Starting at the first line of the data below, retype every line up to and including the one containing "1.85, 1.85, 1.86]".
--- start Supplied material ---
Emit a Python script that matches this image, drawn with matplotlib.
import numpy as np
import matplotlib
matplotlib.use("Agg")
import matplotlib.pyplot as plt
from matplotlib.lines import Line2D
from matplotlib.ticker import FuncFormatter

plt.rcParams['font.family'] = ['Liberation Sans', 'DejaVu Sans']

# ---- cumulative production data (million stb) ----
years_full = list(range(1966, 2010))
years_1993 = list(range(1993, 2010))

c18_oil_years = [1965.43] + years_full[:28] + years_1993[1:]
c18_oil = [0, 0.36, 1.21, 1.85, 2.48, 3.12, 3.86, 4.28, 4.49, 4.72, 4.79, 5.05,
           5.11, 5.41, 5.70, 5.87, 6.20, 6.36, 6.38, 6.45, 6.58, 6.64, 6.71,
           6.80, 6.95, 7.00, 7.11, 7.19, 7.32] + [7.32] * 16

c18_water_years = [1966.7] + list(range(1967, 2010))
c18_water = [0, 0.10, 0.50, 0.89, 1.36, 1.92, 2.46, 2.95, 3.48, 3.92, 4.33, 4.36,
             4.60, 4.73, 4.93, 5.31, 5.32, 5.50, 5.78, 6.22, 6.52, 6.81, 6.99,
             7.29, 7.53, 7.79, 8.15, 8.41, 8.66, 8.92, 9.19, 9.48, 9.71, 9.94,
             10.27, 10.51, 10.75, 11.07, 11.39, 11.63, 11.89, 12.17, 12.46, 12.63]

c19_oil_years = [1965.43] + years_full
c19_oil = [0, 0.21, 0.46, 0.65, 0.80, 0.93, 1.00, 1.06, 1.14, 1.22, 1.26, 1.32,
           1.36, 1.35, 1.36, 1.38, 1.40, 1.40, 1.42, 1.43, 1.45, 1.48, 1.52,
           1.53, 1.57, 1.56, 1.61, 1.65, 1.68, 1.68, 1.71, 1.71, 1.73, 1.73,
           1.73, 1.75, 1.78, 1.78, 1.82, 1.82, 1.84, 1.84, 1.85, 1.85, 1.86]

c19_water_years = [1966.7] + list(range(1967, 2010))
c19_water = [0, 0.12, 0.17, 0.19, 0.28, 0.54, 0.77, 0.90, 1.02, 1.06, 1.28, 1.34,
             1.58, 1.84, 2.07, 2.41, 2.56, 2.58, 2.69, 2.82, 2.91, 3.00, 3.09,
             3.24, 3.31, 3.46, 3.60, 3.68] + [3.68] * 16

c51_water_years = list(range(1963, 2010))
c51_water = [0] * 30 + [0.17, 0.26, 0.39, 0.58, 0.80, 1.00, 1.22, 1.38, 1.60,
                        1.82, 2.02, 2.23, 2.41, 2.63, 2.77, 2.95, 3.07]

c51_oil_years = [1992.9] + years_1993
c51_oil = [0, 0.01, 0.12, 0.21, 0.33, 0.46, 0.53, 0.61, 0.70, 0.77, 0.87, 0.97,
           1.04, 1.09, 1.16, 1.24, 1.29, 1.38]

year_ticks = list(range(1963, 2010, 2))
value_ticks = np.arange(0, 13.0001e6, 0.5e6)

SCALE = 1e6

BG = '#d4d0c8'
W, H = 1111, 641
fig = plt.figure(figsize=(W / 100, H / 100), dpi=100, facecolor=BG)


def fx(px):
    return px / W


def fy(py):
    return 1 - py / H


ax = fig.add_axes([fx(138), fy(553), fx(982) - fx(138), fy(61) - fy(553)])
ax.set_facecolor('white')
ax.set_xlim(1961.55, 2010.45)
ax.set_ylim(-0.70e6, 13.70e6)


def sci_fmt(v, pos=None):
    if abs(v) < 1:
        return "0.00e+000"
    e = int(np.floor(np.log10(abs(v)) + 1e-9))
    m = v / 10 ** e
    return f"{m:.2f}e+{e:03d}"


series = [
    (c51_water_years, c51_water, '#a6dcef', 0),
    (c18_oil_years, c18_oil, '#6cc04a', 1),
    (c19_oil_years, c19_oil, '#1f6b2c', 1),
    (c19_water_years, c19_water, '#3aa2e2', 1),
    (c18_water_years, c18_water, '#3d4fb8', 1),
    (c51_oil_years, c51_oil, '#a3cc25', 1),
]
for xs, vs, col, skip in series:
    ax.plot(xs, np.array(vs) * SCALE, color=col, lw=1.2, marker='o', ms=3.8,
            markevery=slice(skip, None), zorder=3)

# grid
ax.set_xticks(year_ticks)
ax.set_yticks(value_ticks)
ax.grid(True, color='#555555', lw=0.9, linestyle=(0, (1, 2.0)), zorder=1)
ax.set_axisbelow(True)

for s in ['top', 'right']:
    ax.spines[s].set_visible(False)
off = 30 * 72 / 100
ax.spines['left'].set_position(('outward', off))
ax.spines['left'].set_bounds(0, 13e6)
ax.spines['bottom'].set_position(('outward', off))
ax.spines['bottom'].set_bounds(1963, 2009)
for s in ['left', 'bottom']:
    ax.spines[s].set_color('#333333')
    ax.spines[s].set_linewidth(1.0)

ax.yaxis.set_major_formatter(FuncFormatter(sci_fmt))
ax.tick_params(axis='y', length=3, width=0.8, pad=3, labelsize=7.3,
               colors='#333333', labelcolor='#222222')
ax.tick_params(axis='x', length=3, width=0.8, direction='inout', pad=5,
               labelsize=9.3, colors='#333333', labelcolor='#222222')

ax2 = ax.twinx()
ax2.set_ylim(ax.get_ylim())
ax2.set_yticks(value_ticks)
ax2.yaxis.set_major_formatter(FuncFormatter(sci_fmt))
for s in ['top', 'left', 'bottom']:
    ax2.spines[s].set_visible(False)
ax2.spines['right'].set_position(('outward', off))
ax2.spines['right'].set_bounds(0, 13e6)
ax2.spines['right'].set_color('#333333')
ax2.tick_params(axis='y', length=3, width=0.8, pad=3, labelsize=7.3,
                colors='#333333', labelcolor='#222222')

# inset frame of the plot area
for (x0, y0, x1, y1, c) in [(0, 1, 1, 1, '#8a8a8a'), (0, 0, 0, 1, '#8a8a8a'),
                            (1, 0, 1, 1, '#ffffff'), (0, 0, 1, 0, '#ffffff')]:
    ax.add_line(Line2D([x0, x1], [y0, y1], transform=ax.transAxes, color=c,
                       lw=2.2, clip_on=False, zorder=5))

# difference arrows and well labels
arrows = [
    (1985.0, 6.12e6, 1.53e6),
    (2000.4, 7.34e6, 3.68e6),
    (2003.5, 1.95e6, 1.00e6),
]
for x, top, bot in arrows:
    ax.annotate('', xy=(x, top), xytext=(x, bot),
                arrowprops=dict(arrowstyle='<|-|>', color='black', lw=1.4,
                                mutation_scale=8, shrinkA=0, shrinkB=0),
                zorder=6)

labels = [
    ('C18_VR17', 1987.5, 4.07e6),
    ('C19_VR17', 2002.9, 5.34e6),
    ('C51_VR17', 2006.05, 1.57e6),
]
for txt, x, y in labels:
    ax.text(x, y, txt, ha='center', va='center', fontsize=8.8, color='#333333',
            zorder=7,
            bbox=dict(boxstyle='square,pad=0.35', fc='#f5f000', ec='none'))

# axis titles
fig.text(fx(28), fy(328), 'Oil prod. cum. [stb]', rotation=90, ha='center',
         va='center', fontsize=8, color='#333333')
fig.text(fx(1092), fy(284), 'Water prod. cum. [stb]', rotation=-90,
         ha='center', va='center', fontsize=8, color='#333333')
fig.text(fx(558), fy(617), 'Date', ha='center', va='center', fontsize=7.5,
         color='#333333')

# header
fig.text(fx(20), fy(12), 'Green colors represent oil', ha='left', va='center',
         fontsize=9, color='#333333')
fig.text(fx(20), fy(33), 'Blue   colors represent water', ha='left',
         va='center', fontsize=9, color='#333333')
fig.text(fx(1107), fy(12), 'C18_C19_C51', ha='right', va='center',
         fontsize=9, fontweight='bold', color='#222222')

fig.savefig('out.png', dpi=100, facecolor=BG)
--- end Supplied material ---
• [Result of the task]:
Emit a Python script that matches this image, drawn with matplotlib.
import numpy as np
import matplotlib
matplotlib.use("Agg")
import matplotlib.pyplot as plt
from matplotlib.lines import Line2D
from matplotlib.ticker import FuncFormatter

plt.rcParams['font.family'] = ['Liberation Sans', 'DejaVu Sans']

# ---- cumulative production data (million stb) ----
years_full = list(range(1966, 2010))
years_1993 = list(range(1993, 2010))

c18_oil_years = [1965.43] + years_full[:28] + years_1993[1:]
c18_oil = [0, 0.36, 1.21, 1.85, 2.48, 3.12, 3.86, 4.28, 4.49, 4.72, 4.79, 5.05,
           5.11, 5.41, 5.70, 5.87, 6.20, 6.36, 6.38, 6.45, 6.58, 6.64, 6.71,
           6.80, 6.95, 7.00, 7.11, 7.19, 7.32] + [7.32] * 16

c18_water_years = [1966.7] + list(range(1967, 2010))
c18_water = [0, 0.10, 0.50, 0.89, 1.36, 1.92, 2.46, 2.95, 3.48, 3.92, 4.33, 4.36,
             4.60, 4.73, 4.93, 5.31, 5.32, 5.50, 5.78, 6.22, 6.52, 6.81, 6.99,
             7.29, 7.53, 7.79, 8.15, 8.41, 8.66, 8.92, 9.19, 9.48, 9.71, 9.94,
             10.27, 10.51, 10.75, 11.07, 11.39, 11.63, 11.89, 12.17, 12.46, 12.63]

c19_oil_years = [1965.43] + years_full
c19_oil = [0, 0.21, 0.46, 0.65, 0.80, 0.93, 1.00, 1.06, 1.14, 1.22, 1.26, 1.32,
           1.36, 1.35, 1.36, 1.38, 1.40, 1.40, 1.42, 1.43, 1.45, 1.48, 1.52,
           1.53, 1.57, 1.56, 1.61, 1.65, 1.68, 1.68, 1.71, 1.71, 1.73, 1.73,
           1.73, 1.75, 1.78, 1.78, 1.82, 1.82, 1.84, 1.84, 1.85, 1.85, 1.86]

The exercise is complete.